— Start of DATA PROVIDED —
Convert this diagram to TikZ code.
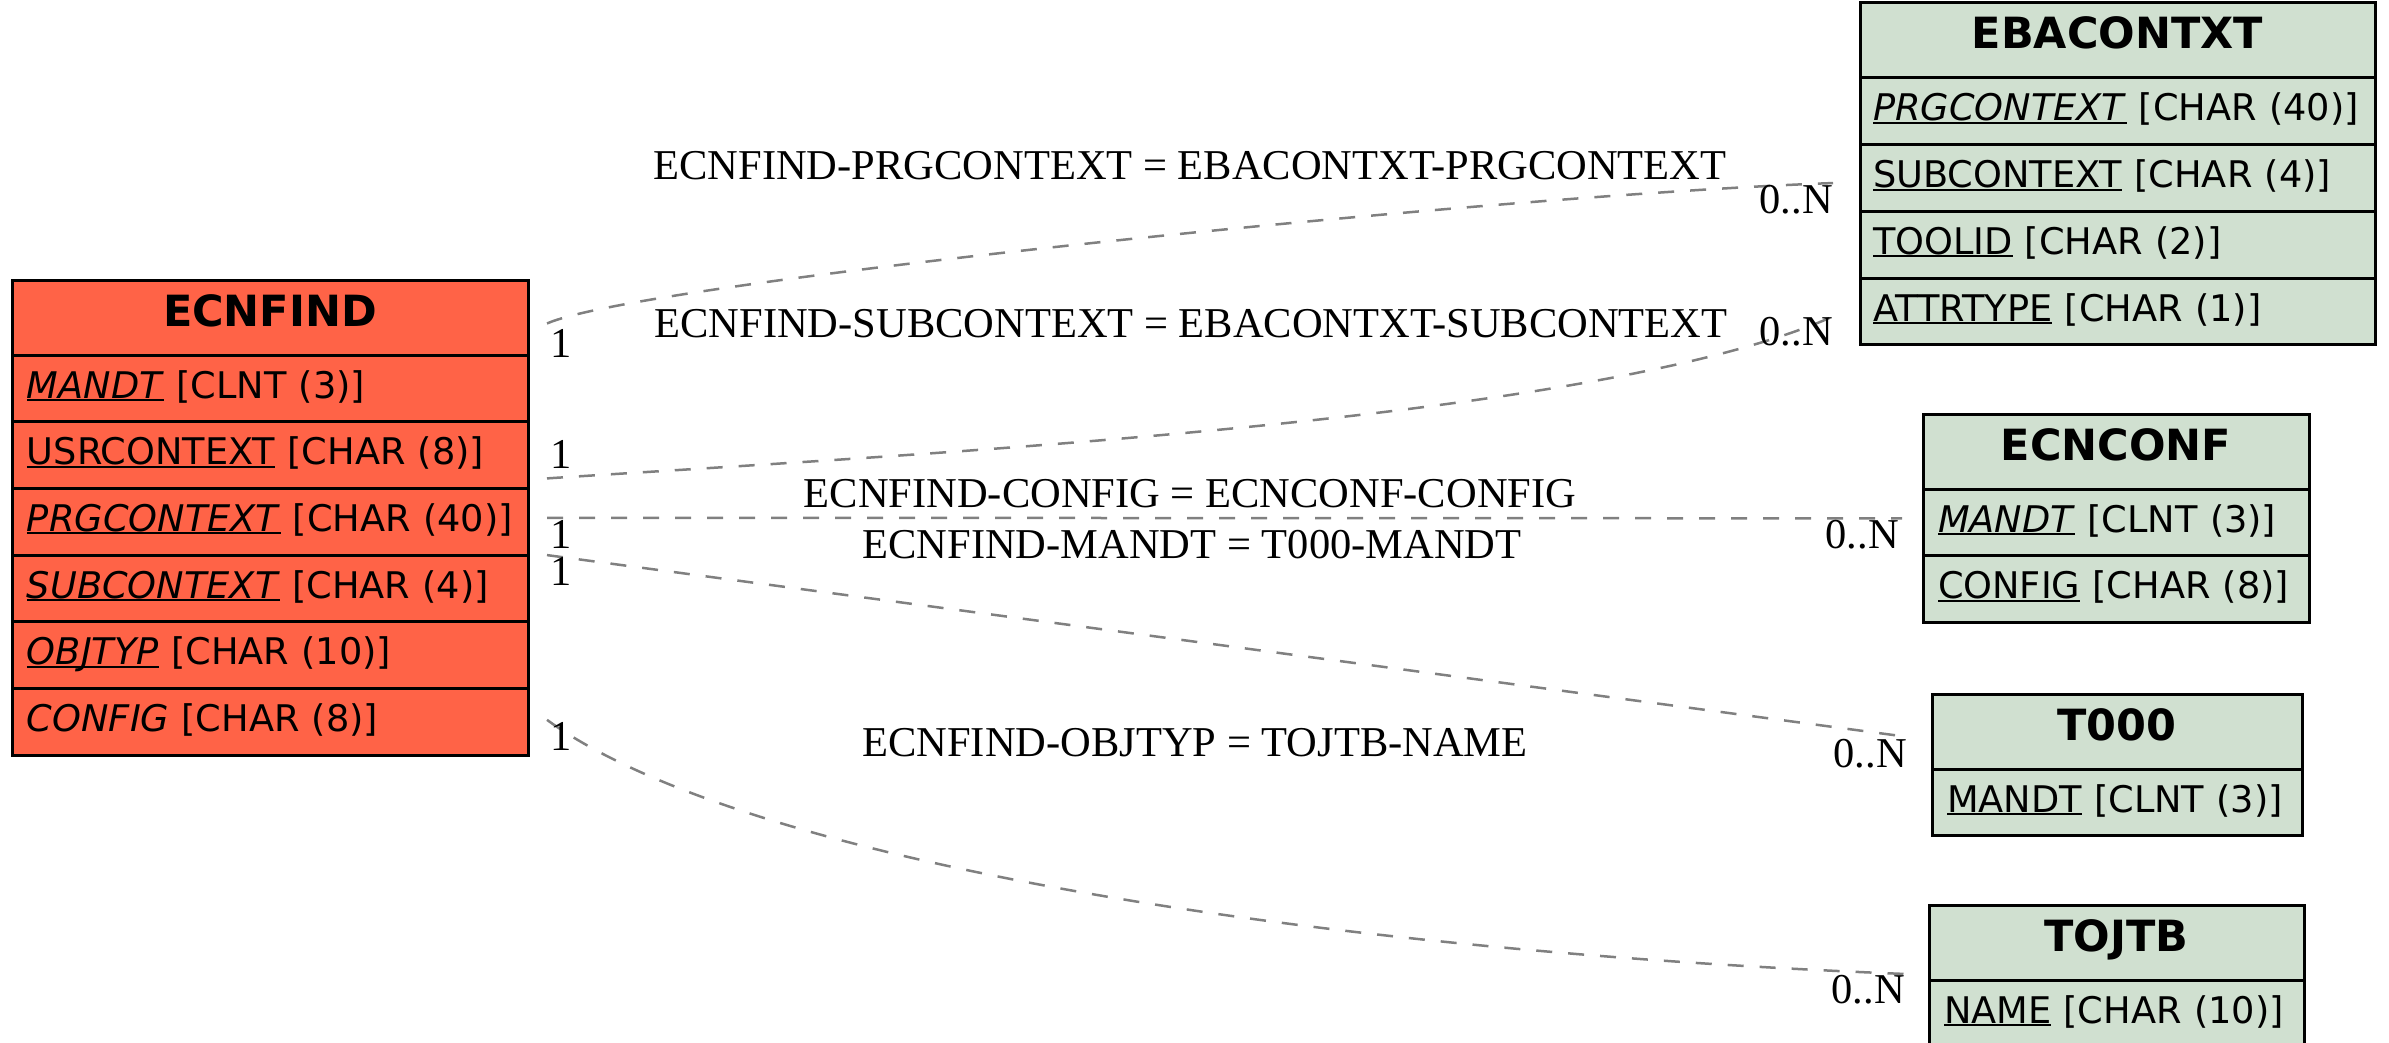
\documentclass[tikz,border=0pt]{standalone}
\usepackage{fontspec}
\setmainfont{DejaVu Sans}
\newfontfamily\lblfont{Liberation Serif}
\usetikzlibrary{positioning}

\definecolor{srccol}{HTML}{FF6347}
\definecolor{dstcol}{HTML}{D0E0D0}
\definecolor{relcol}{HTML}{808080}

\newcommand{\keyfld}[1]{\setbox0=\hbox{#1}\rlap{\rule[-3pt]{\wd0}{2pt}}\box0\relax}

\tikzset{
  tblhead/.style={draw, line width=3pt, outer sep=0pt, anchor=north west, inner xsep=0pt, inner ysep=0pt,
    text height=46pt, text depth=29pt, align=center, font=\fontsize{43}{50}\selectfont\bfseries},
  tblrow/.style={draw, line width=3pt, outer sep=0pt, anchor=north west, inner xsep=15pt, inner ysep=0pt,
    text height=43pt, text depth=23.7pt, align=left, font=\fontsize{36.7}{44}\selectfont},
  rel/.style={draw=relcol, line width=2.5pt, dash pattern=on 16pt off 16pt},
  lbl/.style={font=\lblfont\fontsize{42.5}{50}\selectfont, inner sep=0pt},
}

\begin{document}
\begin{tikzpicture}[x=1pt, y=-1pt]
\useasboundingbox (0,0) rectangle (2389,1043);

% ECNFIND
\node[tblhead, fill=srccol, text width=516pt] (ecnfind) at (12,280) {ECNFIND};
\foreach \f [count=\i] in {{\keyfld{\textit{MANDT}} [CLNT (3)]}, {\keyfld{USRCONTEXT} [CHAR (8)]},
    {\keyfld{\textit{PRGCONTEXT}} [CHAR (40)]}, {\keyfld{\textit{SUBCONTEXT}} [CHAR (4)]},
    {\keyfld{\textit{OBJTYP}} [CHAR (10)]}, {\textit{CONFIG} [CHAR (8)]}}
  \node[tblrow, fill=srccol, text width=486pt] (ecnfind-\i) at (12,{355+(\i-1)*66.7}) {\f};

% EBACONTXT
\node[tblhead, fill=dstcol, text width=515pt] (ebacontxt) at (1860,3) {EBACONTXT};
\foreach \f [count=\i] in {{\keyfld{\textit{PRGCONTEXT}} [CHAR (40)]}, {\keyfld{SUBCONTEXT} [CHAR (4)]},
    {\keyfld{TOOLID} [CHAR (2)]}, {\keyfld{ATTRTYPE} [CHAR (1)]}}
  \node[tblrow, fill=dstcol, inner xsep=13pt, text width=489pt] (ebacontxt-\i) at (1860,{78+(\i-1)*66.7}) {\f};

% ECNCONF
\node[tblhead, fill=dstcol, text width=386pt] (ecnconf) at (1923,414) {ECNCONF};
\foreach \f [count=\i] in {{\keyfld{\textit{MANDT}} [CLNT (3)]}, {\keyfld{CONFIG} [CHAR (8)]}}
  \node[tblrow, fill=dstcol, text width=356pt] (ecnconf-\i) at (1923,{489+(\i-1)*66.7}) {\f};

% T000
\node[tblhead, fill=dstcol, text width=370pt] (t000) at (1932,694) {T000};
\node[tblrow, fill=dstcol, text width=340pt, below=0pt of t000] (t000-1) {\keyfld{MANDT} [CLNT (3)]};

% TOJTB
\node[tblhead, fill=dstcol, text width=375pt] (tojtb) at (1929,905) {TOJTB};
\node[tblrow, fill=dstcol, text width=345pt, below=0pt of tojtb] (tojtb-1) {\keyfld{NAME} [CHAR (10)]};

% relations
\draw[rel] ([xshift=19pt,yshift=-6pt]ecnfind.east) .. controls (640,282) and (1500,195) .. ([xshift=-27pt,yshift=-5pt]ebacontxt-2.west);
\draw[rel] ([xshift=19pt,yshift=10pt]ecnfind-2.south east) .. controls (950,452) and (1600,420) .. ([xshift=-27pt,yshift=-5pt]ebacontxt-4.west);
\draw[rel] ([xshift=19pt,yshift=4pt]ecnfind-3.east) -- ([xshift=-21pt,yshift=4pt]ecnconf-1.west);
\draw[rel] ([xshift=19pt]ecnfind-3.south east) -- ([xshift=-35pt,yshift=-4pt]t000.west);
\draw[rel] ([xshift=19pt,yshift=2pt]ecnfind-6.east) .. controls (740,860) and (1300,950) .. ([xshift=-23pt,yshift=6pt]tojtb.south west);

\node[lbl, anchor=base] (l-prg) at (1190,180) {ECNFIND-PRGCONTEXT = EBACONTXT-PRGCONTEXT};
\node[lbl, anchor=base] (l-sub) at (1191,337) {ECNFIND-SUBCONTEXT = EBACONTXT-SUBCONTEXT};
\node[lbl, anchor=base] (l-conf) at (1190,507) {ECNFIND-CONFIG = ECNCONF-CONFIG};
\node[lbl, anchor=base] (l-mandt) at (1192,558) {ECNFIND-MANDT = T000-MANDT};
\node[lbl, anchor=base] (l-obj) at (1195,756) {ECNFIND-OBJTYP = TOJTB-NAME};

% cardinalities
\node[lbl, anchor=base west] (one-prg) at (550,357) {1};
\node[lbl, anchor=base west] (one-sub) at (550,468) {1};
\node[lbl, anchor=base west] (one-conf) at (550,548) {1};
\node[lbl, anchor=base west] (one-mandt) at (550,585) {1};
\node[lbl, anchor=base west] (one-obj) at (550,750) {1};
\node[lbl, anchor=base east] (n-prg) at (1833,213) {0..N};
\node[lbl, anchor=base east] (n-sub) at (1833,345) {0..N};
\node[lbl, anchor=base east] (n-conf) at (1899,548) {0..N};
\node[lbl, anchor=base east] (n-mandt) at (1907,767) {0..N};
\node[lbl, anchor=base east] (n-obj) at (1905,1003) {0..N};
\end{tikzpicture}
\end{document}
— End of DATA PROVIDED —
— Start of DATA PROVIDED —
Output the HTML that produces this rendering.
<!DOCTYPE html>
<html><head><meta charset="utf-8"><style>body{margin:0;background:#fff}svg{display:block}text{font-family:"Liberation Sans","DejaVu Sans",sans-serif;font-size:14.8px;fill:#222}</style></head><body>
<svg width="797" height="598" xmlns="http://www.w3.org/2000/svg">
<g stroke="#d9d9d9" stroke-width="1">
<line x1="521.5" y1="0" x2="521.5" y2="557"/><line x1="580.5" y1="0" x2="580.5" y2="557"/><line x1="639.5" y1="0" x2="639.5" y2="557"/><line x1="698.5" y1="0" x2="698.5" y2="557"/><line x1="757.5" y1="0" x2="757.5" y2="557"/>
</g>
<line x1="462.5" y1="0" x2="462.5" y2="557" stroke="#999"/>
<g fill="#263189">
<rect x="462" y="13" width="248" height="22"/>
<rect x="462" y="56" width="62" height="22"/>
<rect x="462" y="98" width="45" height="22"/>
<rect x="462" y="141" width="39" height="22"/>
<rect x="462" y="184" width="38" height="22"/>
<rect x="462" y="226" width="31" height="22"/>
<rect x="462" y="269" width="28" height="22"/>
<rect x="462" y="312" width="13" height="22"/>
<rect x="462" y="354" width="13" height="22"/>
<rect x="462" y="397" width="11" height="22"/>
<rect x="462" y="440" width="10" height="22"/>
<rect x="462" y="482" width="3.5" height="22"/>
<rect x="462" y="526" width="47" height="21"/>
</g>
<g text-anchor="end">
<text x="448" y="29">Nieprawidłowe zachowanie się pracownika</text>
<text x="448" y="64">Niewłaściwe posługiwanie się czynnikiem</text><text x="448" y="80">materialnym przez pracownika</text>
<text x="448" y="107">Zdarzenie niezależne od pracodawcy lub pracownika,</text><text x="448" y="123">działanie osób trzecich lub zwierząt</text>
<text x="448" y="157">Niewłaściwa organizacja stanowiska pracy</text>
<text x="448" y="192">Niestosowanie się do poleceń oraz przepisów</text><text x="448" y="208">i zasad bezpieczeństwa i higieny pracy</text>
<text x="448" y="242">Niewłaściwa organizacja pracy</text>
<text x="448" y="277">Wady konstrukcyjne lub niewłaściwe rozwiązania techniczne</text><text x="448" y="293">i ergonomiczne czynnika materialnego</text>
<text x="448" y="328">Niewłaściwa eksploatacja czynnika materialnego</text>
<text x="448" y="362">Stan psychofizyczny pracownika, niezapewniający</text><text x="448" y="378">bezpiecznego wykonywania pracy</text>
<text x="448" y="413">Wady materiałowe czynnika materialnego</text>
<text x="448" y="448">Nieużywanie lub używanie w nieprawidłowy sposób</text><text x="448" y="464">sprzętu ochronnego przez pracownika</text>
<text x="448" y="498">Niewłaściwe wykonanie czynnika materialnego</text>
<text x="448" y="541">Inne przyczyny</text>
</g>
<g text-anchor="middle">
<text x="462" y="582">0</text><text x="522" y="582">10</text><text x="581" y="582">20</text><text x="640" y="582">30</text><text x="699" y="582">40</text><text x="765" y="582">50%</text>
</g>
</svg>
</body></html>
— End of DATA PROVIDED —
— Start of DATA PROVIDED —
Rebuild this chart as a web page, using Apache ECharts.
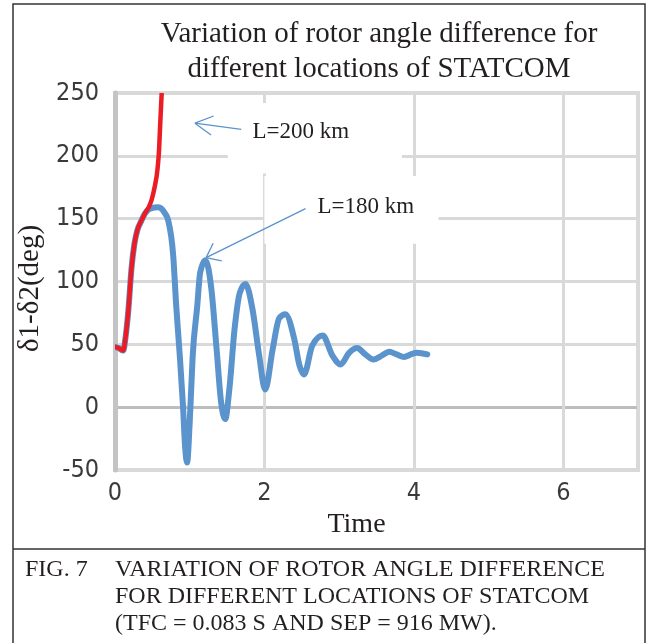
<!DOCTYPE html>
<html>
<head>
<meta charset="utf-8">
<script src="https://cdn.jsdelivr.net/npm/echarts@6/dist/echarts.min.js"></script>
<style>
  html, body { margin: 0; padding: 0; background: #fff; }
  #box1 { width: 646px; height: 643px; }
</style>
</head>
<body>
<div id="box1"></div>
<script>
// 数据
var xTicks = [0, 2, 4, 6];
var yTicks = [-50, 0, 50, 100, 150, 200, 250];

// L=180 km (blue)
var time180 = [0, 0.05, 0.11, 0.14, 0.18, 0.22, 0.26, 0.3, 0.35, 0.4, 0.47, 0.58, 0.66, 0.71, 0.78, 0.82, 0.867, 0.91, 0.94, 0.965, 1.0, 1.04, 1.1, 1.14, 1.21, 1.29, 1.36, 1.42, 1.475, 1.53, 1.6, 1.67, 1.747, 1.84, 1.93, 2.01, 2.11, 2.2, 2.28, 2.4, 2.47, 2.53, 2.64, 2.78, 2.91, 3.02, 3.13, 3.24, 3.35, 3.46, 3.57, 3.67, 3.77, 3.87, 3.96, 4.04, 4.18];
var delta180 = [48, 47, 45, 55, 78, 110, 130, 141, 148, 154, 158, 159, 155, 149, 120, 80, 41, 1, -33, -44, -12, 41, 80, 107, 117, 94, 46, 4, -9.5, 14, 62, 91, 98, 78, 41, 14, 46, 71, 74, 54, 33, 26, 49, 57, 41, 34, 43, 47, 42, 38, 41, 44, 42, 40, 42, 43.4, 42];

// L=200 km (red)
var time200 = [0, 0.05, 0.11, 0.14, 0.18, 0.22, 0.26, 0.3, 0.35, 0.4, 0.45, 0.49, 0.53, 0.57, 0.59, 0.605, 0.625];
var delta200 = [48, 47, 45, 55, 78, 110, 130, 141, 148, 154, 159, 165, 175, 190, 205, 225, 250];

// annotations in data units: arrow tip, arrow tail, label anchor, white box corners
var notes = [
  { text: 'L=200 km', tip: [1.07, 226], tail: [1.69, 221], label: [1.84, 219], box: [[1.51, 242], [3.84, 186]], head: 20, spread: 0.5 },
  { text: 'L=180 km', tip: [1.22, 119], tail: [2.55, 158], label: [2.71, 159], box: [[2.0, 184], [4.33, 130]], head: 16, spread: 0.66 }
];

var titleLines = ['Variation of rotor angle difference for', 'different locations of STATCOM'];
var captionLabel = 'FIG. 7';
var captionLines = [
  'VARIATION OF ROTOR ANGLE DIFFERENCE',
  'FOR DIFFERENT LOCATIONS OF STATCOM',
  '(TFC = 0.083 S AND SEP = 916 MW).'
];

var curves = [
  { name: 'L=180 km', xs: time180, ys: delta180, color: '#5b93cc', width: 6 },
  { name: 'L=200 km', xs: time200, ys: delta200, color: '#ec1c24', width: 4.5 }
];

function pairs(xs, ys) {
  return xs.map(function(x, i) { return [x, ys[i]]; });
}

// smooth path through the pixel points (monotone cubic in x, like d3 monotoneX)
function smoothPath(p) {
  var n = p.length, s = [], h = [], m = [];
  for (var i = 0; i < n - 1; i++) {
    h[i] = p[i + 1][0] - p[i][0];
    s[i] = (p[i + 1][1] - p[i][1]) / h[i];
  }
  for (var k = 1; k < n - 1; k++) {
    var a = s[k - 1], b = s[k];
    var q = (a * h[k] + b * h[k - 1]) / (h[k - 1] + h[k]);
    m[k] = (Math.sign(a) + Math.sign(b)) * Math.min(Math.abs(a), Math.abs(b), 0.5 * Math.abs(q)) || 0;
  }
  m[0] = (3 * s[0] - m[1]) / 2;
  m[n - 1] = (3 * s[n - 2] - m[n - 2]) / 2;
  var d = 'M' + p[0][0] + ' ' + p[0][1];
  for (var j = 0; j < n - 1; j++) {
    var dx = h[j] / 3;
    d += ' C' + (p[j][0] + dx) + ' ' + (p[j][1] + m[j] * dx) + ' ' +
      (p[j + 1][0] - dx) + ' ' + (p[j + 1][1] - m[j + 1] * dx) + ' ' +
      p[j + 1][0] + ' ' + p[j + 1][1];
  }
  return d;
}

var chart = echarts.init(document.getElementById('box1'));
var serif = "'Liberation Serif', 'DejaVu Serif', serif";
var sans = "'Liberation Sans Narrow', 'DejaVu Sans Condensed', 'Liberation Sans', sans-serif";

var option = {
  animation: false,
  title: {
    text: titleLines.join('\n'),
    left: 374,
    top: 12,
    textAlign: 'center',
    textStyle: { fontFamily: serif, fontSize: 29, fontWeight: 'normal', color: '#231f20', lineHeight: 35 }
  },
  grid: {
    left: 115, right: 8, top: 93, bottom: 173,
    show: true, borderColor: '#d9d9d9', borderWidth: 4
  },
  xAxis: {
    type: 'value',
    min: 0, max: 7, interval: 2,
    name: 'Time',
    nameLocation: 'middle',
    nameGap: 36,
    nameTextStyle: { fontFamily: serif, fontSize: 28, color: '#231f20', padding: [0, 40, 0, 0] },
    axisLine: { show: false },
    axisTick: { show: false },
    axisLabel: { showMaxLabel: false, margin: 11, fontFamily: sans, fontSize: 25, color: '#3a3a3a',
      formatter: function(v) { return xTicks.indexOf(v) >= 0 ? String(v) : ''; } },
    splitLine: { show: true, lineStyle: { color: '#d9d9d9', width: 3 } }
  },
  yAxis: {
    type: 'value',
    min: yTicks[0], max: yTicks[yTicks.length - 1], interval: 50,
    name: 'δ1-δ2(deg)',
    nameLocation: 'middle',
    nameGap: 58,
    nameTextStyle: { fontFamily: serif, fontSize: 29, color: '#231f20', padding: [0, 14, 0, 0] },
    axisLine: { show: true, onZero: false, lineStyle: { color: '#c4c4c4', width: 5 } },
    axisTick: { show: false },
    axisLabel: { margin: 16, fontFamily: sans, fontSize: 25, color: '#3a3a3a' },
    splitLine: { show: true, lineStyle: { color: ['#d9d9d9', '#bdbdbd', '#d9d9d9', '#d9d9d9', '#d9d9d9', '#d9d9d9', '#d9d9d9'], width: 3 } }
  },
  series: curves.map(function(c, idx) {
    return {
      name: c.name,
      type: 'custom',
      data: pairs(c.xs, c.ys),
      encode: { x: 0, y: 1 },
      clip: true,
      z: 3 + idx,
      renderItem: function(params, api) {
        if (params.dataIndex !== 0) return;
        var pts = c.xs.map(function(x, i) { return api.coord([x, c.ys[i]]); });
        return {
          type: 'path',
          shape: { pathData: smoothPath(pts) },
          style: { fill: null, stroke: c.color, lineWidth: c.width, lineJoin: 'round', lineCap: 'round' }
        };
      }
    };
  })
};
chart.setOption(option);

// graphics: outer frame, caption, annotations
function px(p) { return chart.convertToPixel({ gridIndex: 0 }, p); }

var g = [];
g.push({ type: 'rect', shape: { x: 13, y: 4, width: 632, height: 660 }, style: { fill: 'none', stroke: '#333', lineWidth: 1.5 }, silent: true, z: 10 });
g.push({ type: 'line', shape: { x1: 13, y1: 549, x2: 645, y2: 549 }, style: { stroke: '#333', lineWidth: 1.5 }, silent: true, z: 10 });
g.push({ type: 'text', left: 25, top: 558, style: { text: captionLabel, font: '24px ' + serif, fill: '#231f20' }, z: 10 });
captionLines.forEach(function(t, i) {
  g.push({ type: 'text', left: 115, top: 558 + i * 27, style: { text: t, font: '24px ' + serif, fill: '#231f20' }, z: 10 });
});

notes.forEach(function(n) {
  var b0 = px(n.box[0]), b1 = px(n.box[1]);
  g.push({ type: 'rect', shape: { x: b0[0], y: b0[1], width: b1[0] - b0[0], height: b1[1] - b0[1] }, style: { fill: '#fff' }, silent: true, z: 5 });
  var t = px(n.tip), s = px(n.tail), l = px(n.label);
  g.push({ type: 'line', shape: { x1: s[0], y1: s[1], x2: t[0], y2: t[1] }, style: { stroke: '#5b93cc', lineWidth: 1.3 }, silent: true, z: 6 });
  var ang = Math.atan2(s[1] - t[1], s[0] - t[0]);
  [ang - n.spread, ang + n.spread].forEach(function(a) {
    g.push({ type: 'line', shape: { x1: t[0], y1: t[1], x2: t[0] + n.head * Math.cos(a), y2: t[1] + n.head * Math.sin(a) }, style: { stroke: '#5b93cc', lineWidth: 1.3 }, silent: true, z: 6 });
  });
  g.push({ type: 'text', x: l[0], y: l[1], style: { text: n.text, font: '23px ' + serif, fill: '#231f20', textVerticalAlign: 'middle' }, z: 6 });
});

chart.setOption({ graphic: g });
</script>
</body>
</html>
— End of DATA PROVIDED —
Report the number of lines of the listing above that hold the string "this", with no other text.

3